UNITED SHOE MACHINERY CO. v. GREENMAN.

(Circuit Court of Appeals, First Circuit. July 6, 1906.)

No. 627.

PATENTS-INFRINGEMENT-SHOE SEWING MACHINES.

The French patent, No. 561,386, for a device for heating the looper of a wax-thread shoe sewing machine makes an intermittent contact between the looper carrier and the heated block or plate an essential feature of the invention, by which it is distinguished from the prior art, and is not infringed by a device in which a constant contact is maintained between the two.

Appeal from the Circuit Court of the United States for the District of Massachusetts.

Elmer P. Howe and Benjamin Phillips, for appellant.

T. Hart Anderson, for appellee.

Before COLT and PUTNAM, Circuit Judges, and BROWN, District Judge.
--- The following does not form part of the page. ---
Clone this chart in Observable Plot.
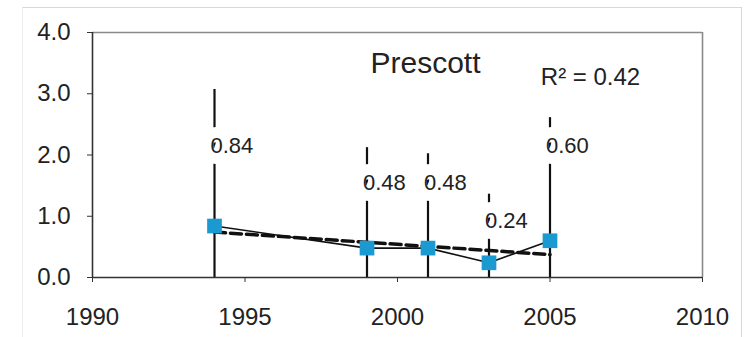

BROWN, District Judge. This suit is for infringement of letters patent No. 561,386, to Zachary T. French, dated June 2, 1896. The claim relates to means for heating the looper of a wax-thread shoe sewing machine:

"In a sewing machine, a block or plate heated by a fluid, and a looper and looper carrier, combined with means to move the said carrier to put it in contact intermittingly with the said heated block or plate, to thereby, in the operation of the machine, keep the looper heated to the proper degree, substantially as described."

The defendant's device is similar in the use of a heated block or plate to heat the looper carrier, but different in that there is no in

termittent contact between the heated block and carrier. The defendant's heated block, instead of being held stationary in the path of the looper carrier, as in the complainant's device, follows the movements of the looper carrier, a spring support keeping the heated block constantly in contact with the looper carrier throughout the movement of the looper carrier. So far as practical results are concerned, the difference between the heating by an intermittent contact and by a constant contact does not seem important.

The complainant contends that the continuous contact in the defendant's machine is simply the intermittent contact of the patented device plus a useless continuation, which produces no new result, and that it is a mere colorable evasion of the terms of the claim.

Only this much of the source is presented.